### THE REQUEST
Print exactly what lies from the line with "Give me the" down to the line with "import * as", counting both of those lines, but not the pictures.

### PROVIDED RECORDS
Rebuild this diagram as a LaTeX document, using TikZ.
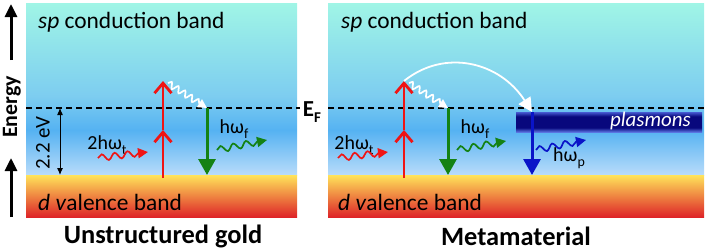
\documentclass[tikz,border=0pt]{standalone}
\usepackage{fontspec}
\setmainfont{Carlito}
\usepackage{tikz}
\usetikzlibrary{arrows.meta,decorations.pathmorphing}

\definecolor{cbBot}{RGB}{185,220,250}
\definecolor{cbMid}{RGB}{85,178,242}
\definecolor{cbUp}{RGB}{125,205,240}
\definecolor{cbTop}{RGB}{160,245,230}
\definecolor{vbTop}{RGB}{255,228,90}
\definecolor{vbMid}{RGB}{255,150,64}
\definecolor{vbBot}{RGB}{222,36,40}
\definecolor{exRed}{RGB}{240,20,20}
\definecolor{emGreen}{RGB}{20,130,20}
\definecolor{plBlue}{RGB}{10,20,200}
\definecolor{plTop}{RGB}{70,90,210}
\definecolor{plMid}{RGB}{8,8,125}
\definecolor{plBot}{RGB}{90,115,225}
\pgfdeclareverticalshading{cband}{100bp}{color(0bp)=(cbBot); color(25bp)=(cbBot); color(38bp)=(cbMid); color(48bp)=(cbUp); color(75bp)=(cbTop); color(100bp)=(cbTop)}
\pgfdeclareverticalshading{pband}{100bp}{color(0bp)=(plBot); color(25bp)=(plBot); color(36bp)=(plMid); color(64bp)=(plMid); color(75bp)=(plTop); color(100bp)=(plTop)}
\newcommand{\lsub}[1]{\raisebox{-0.5ex}{\fontsize{14}{14}\selectfont #1}}

\begin{document}
\begin{tikzpicture}[
  x=1bp, y=-1bp,
  band/.style={anchor=west, inner sep=0pt, font=\fontsize{23.5}{26}\selectfont},
  lbl/.style={inner sep=0pt, font=\fontsize{20}{22}\selectfont},
  ttl/.style={inner sep=0pt, font=\fontsize{26.5}{30}\selectfont\bfseries},
  fermi/.style={dashed, dash pattern=on 6bp off 4bp, line width=2bp},
  exc/.style={exRed, line width=2.8bp, -{Straight Barb[length=10bp,width=17bp]}},
  emit/.style={line width=3bp, -{Triangle[length=16bp,width=17bp]}},
  wav/.style={line width=1.7bp, decorate, decoration={snake, amplitude=3.2bp, segment length=13bp, post length=8bp}, -{Triangle[length=10bp,width=10bp]}},
  relax/.style={white, line width=1.7bp, decorate, decoration={snake, amplitude=3bp, segment length=8bp, post length=6bp}, -{Triangle[length=9bp,width=9bp]}}
]
\useasboundingbox (0,0) rectangle (707,251);
% bands
\shade[shading=cband] (26,3) rectangle (297,175);
\shade[top color=vbTop, middle color=vbMid, bottom color=vbBot] (26,175) rectangle (297,217);
\shade[shading=cband] (328,3) rectangle (704,175);
\shade[top color=vbTop, middle color=vbMid, bottom color=vbBot] (328,175) rectangle (704,217);
\shade[shading=pband] (516,112) rectangle (702,132);

% named points
\coordinate (efL0) at (26,108);
\coordinate (efL1) at (300,108);
\coordinate (efR0) at (328,108);
\coordinate (efR1) at (706,108);
\coordinate (vbL) at (163,178);
\coordinate (midL) at (163,130);
\coordinate (topL) at (163,81);
\coordinate (vbR) at (404,178);
\coordinate (midR) at (404,130);
\coordinate (topR) at (404,81);
\coordinate (fL) at (207,108);
\coordinate (fLb) at (207,175);
\coordinate (fR) at (448,108);
\coordinate (fRb) at (448,175);
\coordinate (pR) at (532,112);
\coordinate (pRb) at (532,175);
\coordinate (gapT) at (60,108);
\coordinate (gapB) at (60,175);
\coordinate (enB) at (11,217);
\coordinate (enM) at (11,158);
\coordinate (enU) at (11,60);
\coordinate (enT) at (11,4);

\draw[fermi] (efL0)--(efL1);
\draw[fermi] (efR0)--(efR1);

% labels
\node[band] (cbL) at (38,22) {\textit{sp} conduction band};
\node[band] (cbR) at (341,22) {\textit{sp} conduction band};
\node[band] (vbLt) at (38,202) {\textit{d v}alence band};
\node[band] (vbRt) at (338,202) {\textit{d v}alence band};
\node[ttl] (titL) at (163,236) {Unstructured gold};
\node[ttl] (titR) at (516,236) {Metamaterial};
\node[inner sep=0pt, font=\fontsize{23}{24}\selectfont\bfseries] (ef) at (312,112) {E\raisebox{-0.5ex}{\fontsize{15}{15}\selectfont F}};
\node[rotate=90, inner sep=0pt, font=\fontsize{22}{24}\selectfont\bfseries] (en) at (12,107) {Energy};
\node[lbl, rotate=90, font=\fontsize{21}{22}\selectfont] (gap) at (43,143) {2.2 eV};
\node[lbl] (twoL) at (107,145) {2hω\lsub{t}};
\node[lbl] (twoR) at (354,145) {2hω\lsub{t}};
\node[lbl] (hfL) at (234,129) {hω\lsub{f}};
\node[lbl] (hfR) at (475,129) {hω\lsub{f}};
\node[lbl] (hp) at (569,158) {hω\lsub{p}};
\node[anchor=east, inner sep=0pt, text=white, font=\fontsize{21}{22}\selectfont\itshape] (pl) at (691,121) {plasmons};

% energy axis and gap
\draw[line width=3bp, -{Triangle[length=13bp,width=12bp]}] (enB)--(enM);
\draw[line width=3bp, -{Triangle[length=13bp,width=12bp]}] (enU)--(enT);
\draw[line width=1bp, {Latex[length=7bp,width=6bp]}-{Latex[length=7bp,width=6bp]}] (gapT)--(gapB);

% unstructured gold
\draw[wav, exRed] (98,158) -- (148,152);
\draw[exc] (vbL)--(midL);
\draw[exc] (midL)--(topL);
\draw[relax] (168,83) -- (fL);
\draw[emit, emGreen] (fL)--(fLb);
\draw[wav, emGreen] (217,150) -- (267,140);

% metamaterial
\draw[wav, exRed] (338,158) -- (388,152);
\draw[exc] (vbR)--(midR);
\draw[exc] (midR)--(topR);
\draw[relax] (409,83) -- (fR);
\draw[emit, emGreen] (fR)--(fRb);
\draw[wav, emGreen] (457,150) -- (506,141);
\draw[white, line width=1.8bp, -{Triangle[length=14bp,width=14bp]}] (topR) .. controls (445,48) and (500,62) .. (pR);
\draw[emit, plBlue] (pR)--(pRb);
\draw[wav, plBlue] (536,150) -- (586,140);
\end{tikzpicture}
\end{document}
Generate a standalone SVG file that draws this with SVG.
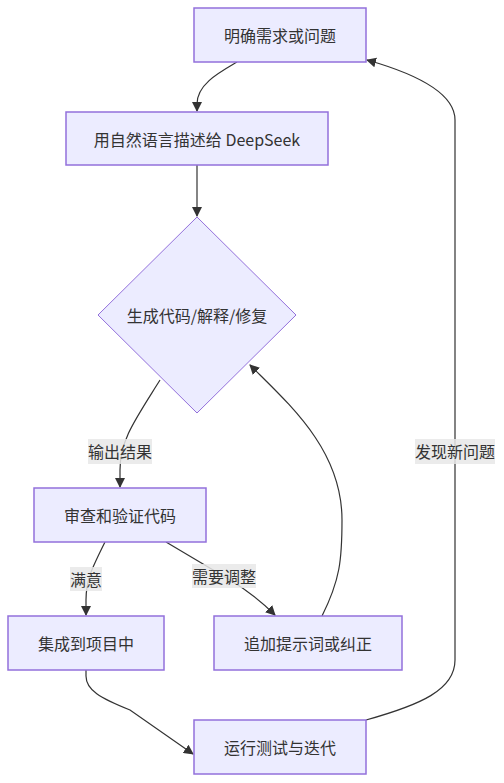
<svg xmlns="http://www.w3.org/2000/svg" width="504" height="783" viewBox="0 0 504 783">
<style>
.node rect,.node polygon{fill:#ECECFF;stroke:#9370DB;stroke-width:1.5}
.node polygon{stroke-width:1}
text{font-family:"Noto Sans CJK SC","Liberation Sans",sans-serif;font-size:16px;fill:#333;text-anchor:middle;dominant-baseline:central}
.edges path{fill:none;stroke:#333;stroke-width:1.2}
.lbl rect{fill:#e8e8e8;opacity:0.85}
</style>
<defs>
<marker id="arr" viewBox="0 0 10 10" refX="9" refY="5" markerWidth="10" markerHeight="10" markerUnits="userSpaceOnUse" orient="auto">
<path d="M0,0 L10,5 L0,10 z" fill="#333"/>
</marker>
</defs>
<rect width="504" height="783" fill="#fff"/>
<g class="edges">
<path d="M237,62 C220,72 197,84 197,104 L197,111" marker-end="url(#arr)"/>
<path d="M197,165 L197,216" marker-end="url(#arr)"/>
<path d="M160,380 C135,420 120,440 120,470 L120,487" marker-end="url(#arr)"/>
<path d="M105,542 C92,568 86,580 86,600 L86,615" marker-end="url(#arr)"/>
<path d="M166,542 L230,580 C250,592 262,602 275,615" marker-end="url(#arr)"/>
<path d="M322,616 C340,580 342,560 342,520 C342,450 290,405 250,365" marker-end="url(#arr)"/>
<path d="M86,670 L86,676 C86,690 100,698 130,710 L193,754" marker-end="url(#arr)"/>
<path d="M366,720 C420,705 455,690 455,660 L455,120 C455,95 420,75 367,60" marker-end="url(#arr)"/>
</g>
<g class="lbl" id="l1"><rect x="88" y="439" width="64" height="25"/><text x="120" y="451">输出结果</text></g>
<g class="lbl" id="l2"><rect x="70" y="567" width="32" height="24"/><text x="86" y="579">满意</text></g>
<g class="lbl" id="l3"><rect x="192" y="564" width="64" height="24"/><text x="224" y="576">需要调整</text></g>
<g class="lbl" id="l4"><rect x="415" y="439" width="80" height="25"/><text x="455" y="451">发现新问题</text></g>
<g class="node" id="A"><rect x="194" y="8" width="172" height="54"/><text x="280" y="35">明确需求或问题</text></g>
<g class="node" id="B"><rect x="66" y="112" width="262" height="53"/><text x="197" y="138.5">用自然语言描述给 DeepSeek</text></g>
<g class="node" id="C"><polygon points="197,217 296,315 197,413 98,315"/><text x="197" y="315">生成代码/解释/修复</text></g>
<g class="node" id="D"><rect x="34" y="488" width="172" height="54"/><text x="120" y="515">审查和验证代码</text></g>
<g class="node" id="E"><rect x="8" y="616" width="156" height="54"/><text x="86" y="643">集成到项目中</text></g>
<g class="node" id="F"><rect x="214" y="616" width="188" height="54"/><text x="308" y="643">追加提示词或纠正</text></g>
<g class="node" id="G"><rect x="194" y="720" width="172" height="54"/><text x="280" y="747">运行测试与迭代</text></g>
</svg>
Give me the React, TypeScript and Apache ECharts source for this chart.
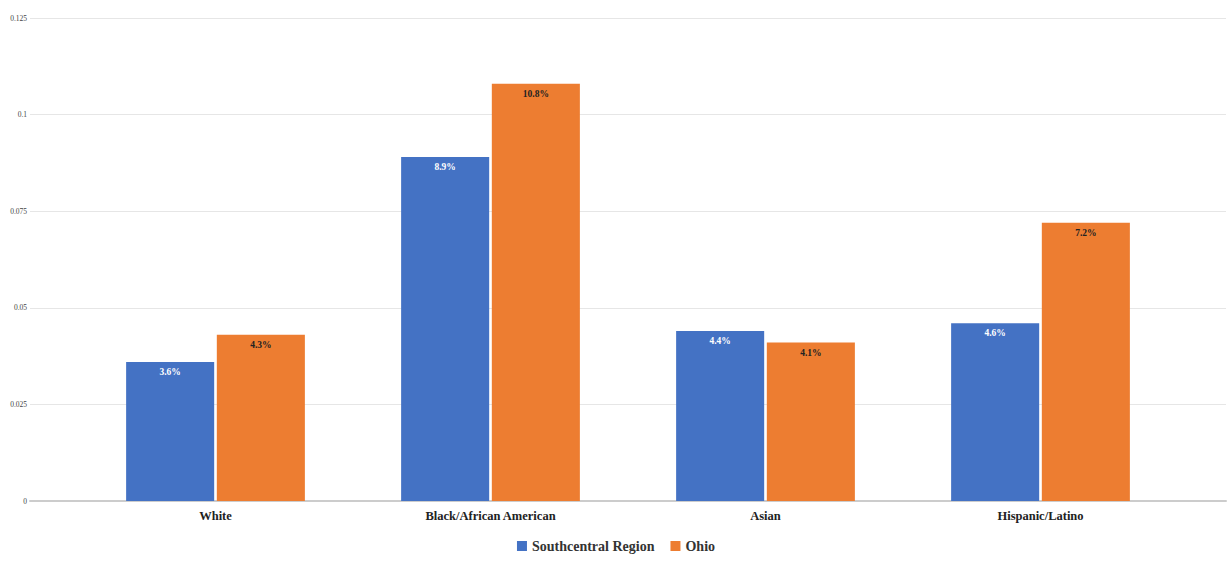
import React, { useEffect, useRef } from "react";
import * as echarts from "echarts";

const categories = ["White", "Black/African American", "Asian", "Hispanic/Latino"];
const southcentral = [0.036, 0.089, 0.044, 0.046];
const ohio = [0.043, 0.108, 0.041, 0.072];
const yTicks = [0, 0.025, 0.05, 0.075, 0.1, 0.125];

const FONT = "Liberation Serif";

export default function App() {
  const ref = useRef<HTMLDivElement>(null);
  useEffect(() => {
    if (!ref.current) return;
    const chart = echarts.init(ref.current, undefined, { renderer: "svg" });
    const pct = (v: number) => (v * 100).toFixed(1) + "%";
    chart.setOption({
      animation: false,
      textStyle: { fontFamily: FONT },
      legend: {
        bottom: 7,
        left: "center",
        itemWidth: 10,
        itemHeight: 10,
        itemGap: 16,
        icon: "rect",
        textStyle: { fontFamily: FONT, fontWeight: "bold", fontSize: 14, color: "#333" },
        data: ["Southcentral Region", "Ohio"],
      },
      grid: [
        { left: 30, right: 6, top: 18, bottom: 64, containLabel: false },
        { left: 78, right: 54, top: 18, bottom: 64, containLabel: false },
      ],
      xAxis: [
        {
          type: "category",
          gridIndex: 0,
          data: categories,
          axisLine: { show: true, lineStyle: { color: "#cccccc", width: 2 } },
          axisTick: { show: false },
          axisLabel: { show: false },
        },
        {
          type: "category",
          gridIndex: 1,
          data: categories,
          axisTick: { show: false },
          axisLine: { show: false },
          axisLabel: { fontFamily: FONT, fontWeight: "bold", fontSize: 12.5, color: "#222", margin: 8 },
        },
      ],
      yAxis: [
        {
          type: "value",
          gridIndex: 0,
          min: yTicks[0],
          max: yTicks[yTicks.length - 1],
          interval: 0.025,
          axisLine: { show: false },
          axisTick: { show: false },
          axisLabel: {
            fontSize: 7.5,
            color: "#444",
            margin: 3,
            formatter: (v: number) => String(+v.toFixed(3)),
          },
          splitLine: { lineStyle: { color: "#e6e6e6", width: 1 } },
        },
        {
          type: "value",
          gridIndex: 1,
          min: yTicks[0],
          max: yTicks[yTicks.length - 1],
          interval: 0.025,
          show: false,
          splitLine: { show: false },
        },
      ],
      series: [
        {
          name: "Southcentral Region",
          type: "bar",
          xAxisIndex: 1,
          yAxisIndex: 1,
          data: southcentral,
          itemStyle: { color: "#4472C4" },
          barCategoryGap: "35%",
          barGap: "3%",
          label: {
            show: true,
            position: "insideTop",
            distance: 5,
            color: "#ffffff",
            fontFamily: FONT,
            fontWeight: "bold",
            fontSize: 9.5,
            formatter: (p: any) => pct(p.value),
          },
        },
        {
          name: "Ohio",
          type: "bar",
          xAxisIndex: 1,
          yAxisIndex: 1,
          data: ohio,
          itemStyle: { color: "#ED7D31" },
          barCategoryGap: "35%",
          barGap: "3%",
          label: {
            show: true,
            position: "insideTop",
            distance: 5,
            color: "#222",
            fontFamily: FONT,
            fontWeight: "bold",
            fontSize: 9.5,
            formatter: (p: any) => pct(p.value),
          },
        },
      ],
    });
    return () => chart.dispose();
  }, []);
  return <div ref={ref} style={{ width: 1232, height: 565, position: "absolute", left: 0, top: 0 }} />;
}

### EXPECTED OUTPUT
Give me the React, TypeScript and Apache ECharts source for this chart.
import React, { useEffect, useRef } from "react";
import * as echarts from "echarts";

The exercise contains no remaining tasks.